* EXERCISE TASK
Begin with the first line below and retype each line exactly through the line containing "(0,0) rectangle (1908,725);". Any pictures are to be left out.
════════
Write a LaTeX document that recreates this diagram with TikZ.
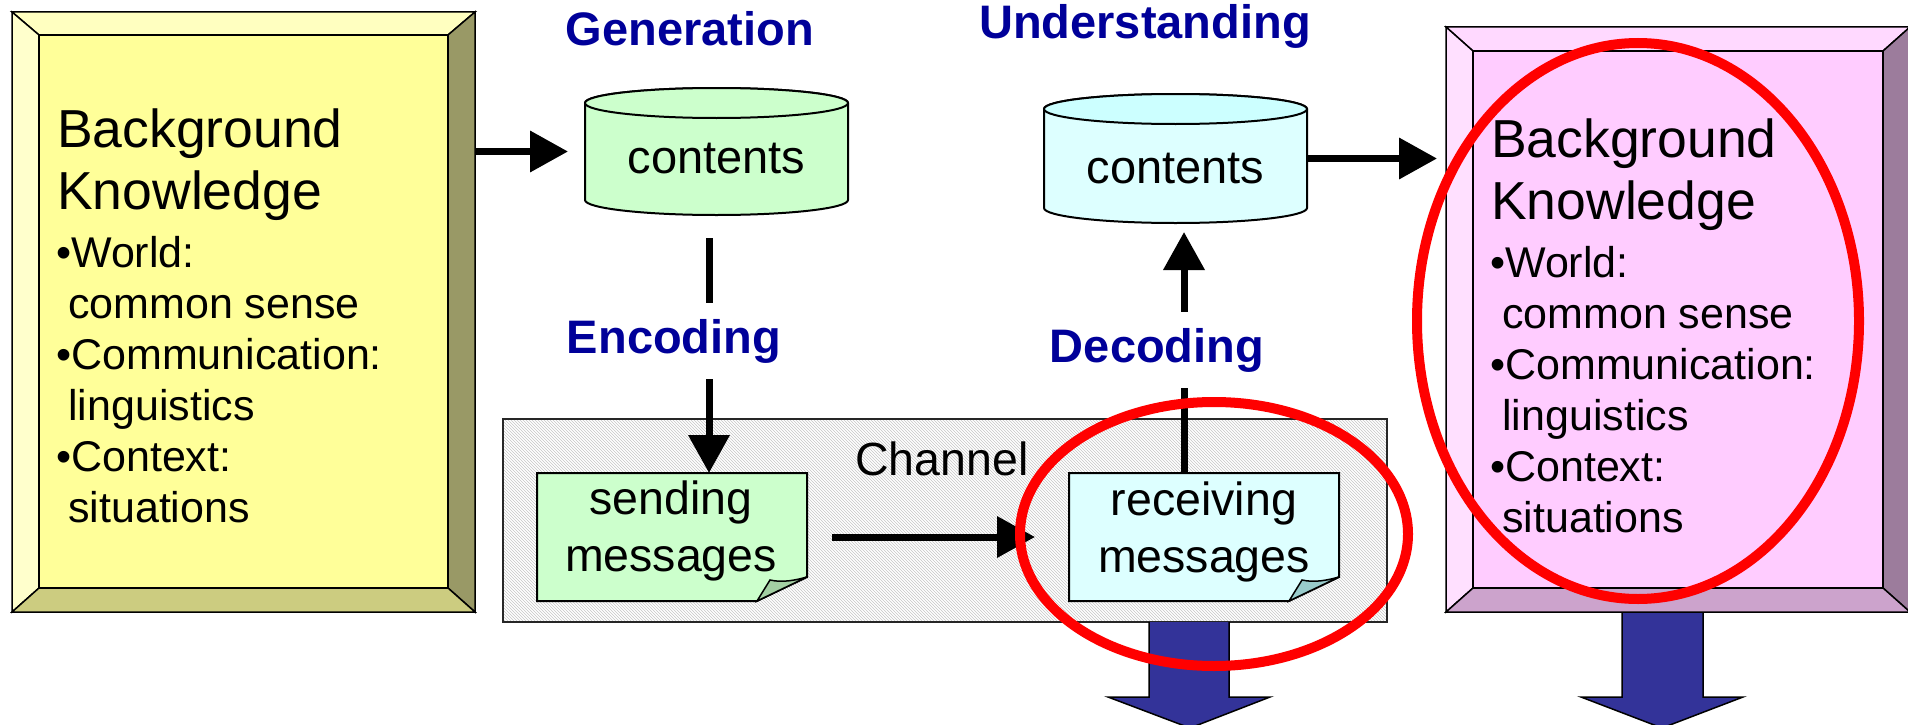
\documentclass[tikz,border=0pt]{standalone}
\usepackage{fontspec}
\setmainfont{Liberation Sans}
\usetikzlibrary{arrows.meta,patterns}
\definecolor{navy}{HTML}{000099}
\definecolor{yface}{HTML}{FFFF99}
\definecolor{ytop}{HTML}{FFFFC0}
\definecolor{yleft}{HTML}{FFFFCC}
\definecolor{yright}{HTML}{999966}
\definecolor{ybot}{HTML}{CCCC80}
\definecolor{pface}{HTML}{FFCCFF}
\definecolor{ptop}{HTML}{FFD9FF}
\definecolor{pleft}{HTML}{FFE0FF}
\definecolor{pright}{HTML}{9C7C9C}
\definecolor{pbot}{HTML}{CCA3CC}
\definecolor{gcyl}{HTML}{CCFFCC}
\definecolor{ccyl}{HTML}{DDFFFF}
\definecolor{ctop}{HTML}{CCFFFF}
\definecolor{gfold}{HTML}{A3CFA3}
\definecolor{cfold}{HTML}{99CCCC}
\definecolor{bluearrow}{HTML}{333399}
\definecolor{redring}{HTML}{FF0000}
\tikzset{
  ghost/.style={inner sep=0pt, outer sep=0pt},
  frame/.style={draw=black, line width=1.5pt},
  shapeline/.style={draw=black, line width=2pt},
  bigarrow/.style={line width=7pt, -{Triangle[length=38pt,width=40pt]}},
  heading/.style={font=\fontsize{47}{56}\selectfont\bfseries, text=navy, inner sep=0pt},
  titletxt/.style={font=\fontsize{53.5}{62}\selectfont, inner sep=0pt, anchor=base west},
  bodytxt/.style={font=\fontsize{43}{50}\selectfont, inner sep=0pt, anchor=base west},
  msgtxt/.style={font=\fontsize{46.5}{57}\selectfont, align=center, inner sep=0pt},
  redline/.style={draw=redring, line width=10pt},
  bluefill/.style={fill=bluearrow},
}
\begin{document}
\begin{tikzpicture}[x=1pt,y=-1pt]
\useasboundingbox (0,0) rectangle (1908,725);

% ---------------- left bevel box ----------------
\node[ghost, minimum width=463pt, minimum height=600pt] (bkL) at (243.5,312) {};
\fill[yface] (39,35) rectangle (448,588);
\filldraw[frame, fill=ytop] (12,12) -- (475,12) -- (448,35) -- (39,35) -- cycle;
\filldraw[frame, fill=yleft] (12,12) -- (39,35) -- (39,588) -- (12,612) -- cycle;
\filldraw[frame, fill=yright] (475,12) -- (475,612) -- (448,588) -- (448,35) -- cycle;
\filldraw[frame, fill=ybot] (12,612) -- (475,612) -- (448,588) -- (39,588) -- cycle;
\draw[frame] (39,35) rectangle (448,588);
\node[titletxt] (lt1) at (57,147) {Background};
\node[titletxt] (lt2) at (57,209) {Knowledge};
\node[bodytxt] (lt3) at (56,267) {•World:};
\node[bodytxt] (lt4) at (68,318) {common sense};
\node[bodytxt] (lt5) at (56,369) {•Communication:};
\node[bodytxt] (lt6) at (68,420) {linguistics};
\node[bodytxt] (lt7) at (56,471) {•Context:};
\node[bodytxt] (lt8) at (68,522) {situations};

% ---------------- right bevel box ----------------
\node[ghost, minimum width=464pt, minimum height=585pt] (bkR) at (1678,319.5) {};
\fill[pface] (1473,51) rectangle (1883,588);
\filldraw[frame, fill=ptop] (1446,27) -- (1910,27) -- (1883,51) -- (1473,51) -- cycle;
\filldraw[frame, fill=pleft] (1446,27) -- (1473,51) -- (1473,588) -- (1446,612) -- cycle;
\filldraw[frame, fill=pright] (1910,27) -- (1910,612) -- (1883,588) -- (1883,51) -- cycle;
\filldraw[frame, fill=pbot] (1446,612) -- (1910,612) -- (1883,588) -- (1473,588) -- cycle;
\draw[frame] (1473,51) rectangle (1883,588);
\node[titletxt] (rt1) at (1491,157) {Background};
\node[titletxt] (rt2) at (1491,219) {Knowledge};
\node[bodytxt] (rt3) at (1490,277) {•World:};
\node[bodytxt] (rt4) at (1502,328) {common sense};
\node[bodytxt] (rt5) at (1490,379) {•Communication:};
\node[bodytxt] (rt6) at (1502,430) {linguistics};
\node[bodytxt] (rt7) at (1490,481) {•Context:};
\node[bodytxt] (rt8) at (1502,532) {situations};

% ---------------- headings ----------------
\node[heading, anchor=base] (gen) at (690,46) {Generation};
\node[heading, anchor=base] (und) at (1145,38) {Understanding};

% ---------------- cylinders ----------------
\node[ghost, minimum width=263pt, minimum height=127pt] (cyl1) at (716.5,151.5) {};
\filldraw[shapeline, fill=gcyl] (585,103) -- (585,200)
  arc[start angle=180, end angle=360, x radius=131.5pt, y radius=15pt]
  -- (848,103)
  arc[start angle=0, end angle=180, x radius=131.5pt, y radius=15pt] -- cycle;
\filldraw[shapeline, fill=gcyl] (716.5,103) ellipse[x radius=131.5pt, y radius=15pt];
\node[font=\fontsize{47}{55}\selectfont, inner sep=0pt, anchor=base] (c1txt) at (716.5,173) {contents};

\node[ghost, minimum width=263pt, minimum height=129pt] (cyl2) at (1175.5,158.5) {};
\filldraw[shapeline, fill=ccyl] (1044,109) -- (1044,208)
  arc[start angle=180, end angle=360, x radius=131.5pt, y radius=15pt]
  -- (1307,109)
  arc[start angle=0, end angle=180, x radius=131.5pt, y radius=15pt] -- cycle;
\filldraw[shapeline, fill=ctop] (1175.5,109) ellipse[x radius=131.5pt, y radius=15pt];
\node[font=\fontsize{47}{55}\selectfont, inner sep=0pt, anchor=base] (c2txt) at (1175.5,183) {contents};

% ---------------- channel ----------------
\node[ghost, minimum width=884pt, minimum height=203pt] (chan) at (945,520.5) {};
\fill[white] (503,419) rectangle (1387,622);
\fill[pattern=north west lines, pattern color=gray!45] (503,419) rectangle (1387,622);
\draw[line width=1.5pt, draw=black!85] (503,419) rectangle (1387,622);
\node[anchor=base west, font=\fontsize{46.5}{55}\selectfont, inner sep=0pt] (chanlbl) at (855,475) {Channel};

% ---------------- notes ----------------
\node[ghost, minimum width=270pt, minimum height=128pt] (send) at (672,537) {};
\filldraw[shapeline, fill=gcyl] (537,473) -- (807,473) -- (807,577) -- (757,601) -- (537,601) -- cycle;
\filldraw[line width=1.5pt, draw=black, fill=gfold] (757,601) -- (770,580) .. controls (783,583) and (796,580) .. (807,577) -- cycle;
\node[msgtxt] (sendtxt) at (671,531) {sending\\messages};

\node[ghost, minimum width=270pt, minimum height=128pt] (recv) at (1204,537) {};
\filldraw[shapeline, fill=ccyl] (1069,473) -- (1339,473) -- (1339,577) -- (1289,601) -- (1069,601) -- cycle;
\filldraw[line width=1.5pt, draw=black, fill=cfold] (1289,601) -- (1302,580) .. controls (1315,583) and (1328,580) .. (1339,577) -- cycle;
\node[msgtxt] (recvtxt) at (1204,532) {receiving\\messages};

% ---------------- connectors ----------------
\coordinate (encx) at (709,0);
\coordinate (decx) at (1184,0);
\draw[bigarrow, shorten >=17pt] (bkL.east |- cyl1.west) -- (cyl1.west);
\draw[bigarrow, shorten >=9pt] (cyl2.east) -- (cyl2.east -| bkR.west);
\draw[bigarrow, shorten <=23pt] (cyl1.south -| encx) -- (send.north -| encx);
\draw[bigarrow, shorten >=9pt] (recv.north -| decx) -- (cyl2.south -| decx);
\draw[bigarrow, shorten <=25pt, shorten >=34pt] (send.east) -- (recv.west);

\node[heading, anchor=base, fill=white, inner xsep=2pt, inner ysep=16pt] (enc) at (674,353) {Encoding};
\node[heading, anchor=base, fill=white, inner xsep=2pt, inner ysep=16pt] (dec) at (1157,362) {Decoding};

% ---------------- blue output arrows ----------------
\fill[bluefill] (1149,622) -- (1149,697) -- (1108,697) -- (1190,728) -- (1270,697) -- (1229,697) -- (1229,622) -- cycle;
\draw[frame] (1149,622) -- (1149,697) -- (1108,697) -- (1190,728) -- (1270,697) -- (1229,697) -- (1229,622);
\fill[bluefill] (1622,613) -- (1622,697) -- (1581,697) -- (1662,728) -- (1743,697) -- (1703,697) -- (1703,613) -- cycle;
\draw[frame] (1622,613) -- (1622,697) -- (1581,697) -- (1662,728) -- (1743,697) -- (1703,697) -- (1703,613);

% ---------------- red highlight ellipses ----------------
\draw[redline] (1214,534) ellipse[x radius=194pt, y radius=132pt];
\draw[redline] (1638,321) ellipse[x radius=221pt, y radius=278pt];
\end{tikzpicture}
\end{document}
════════
* RESPONSE BELOW
Write a LaTeX document that recreates this diagram with TikZ.
\documentclass[tikz,border=0pt]{standalone}
\usepackage{fontspec}
\setmainfont{Liberation Sans}
\usetikzlibrary{arrows.meta,patterns}
\definecolor{navy}{HTML}{000099}
\definecolor{yface}{HTML}{FFFF99}
\definecolor{ytop}{HTML}{FFFFC0}
\definecolor{yleft}{HTML}{FFFFCC}
\definecolor{yright}{HTML}{999966}
\definecolor{ybot}{HTML}{CCCC80}
\definecolor{pface}{HTML}{FFCCFF}
\definecolor{ptop}{HTML}{FFD9FF}
\definecolor{pleft}{HTML}{FFE0FF}
\definecolor{pright}{HTML}{9C7C9C}
\definecolor{pbot}{HTML}{CCA3CC}
\definecolor{gcyl}{HTML}{CCFFCC}
\definecolor{ccyl}{HTML}{DDFFFF}
\definecolor{ctop}{HTML}{CCFFFF}
\definecolor{gfold}{HTML}{A3CFA3}
\definecolor{cfold}{HTML}{99CCCC}
\definecolor{bluearrow}{HTML}{333399}
\definecolor{redring}{HTML}{FF0000}
\tikzset{
  ghost/.style={inner sep=0pt, outer sep=0pt},
  frame/.style={draw=black, line width=1.5pt},
  shapeline/.style={draw=black, line width=2pt},
  bigarrow/.style={line width=7pt, -{Triangle[length=38pt,width=40pt]}},
  heading/.style={font=\fontsize{47}{56}\selectfont\bfseries, text=navy, inner sep=0pt},
  titletxt/.style={font=\fontsize{53.5}{62}\selectfont, inner sep=0pt, anchor=base west},
  bodytxt/.style={font=\fontsize{43}{50}\selectfont, inner sep=0pt, anchor=base west},
  msgtxt/.style={font=\fontsize{46.5}{57}\selectfont, align=center, inner sep=0pt},
  redline/.style={draw=redring, line width=10pt},
  bluefill/.style={fill=bluearrow},
}
\begin{document}
\begin{tikzpicture}[x=1pt,y=-1pt]
\useasboundingbox (0,0) rectangle (1908,725);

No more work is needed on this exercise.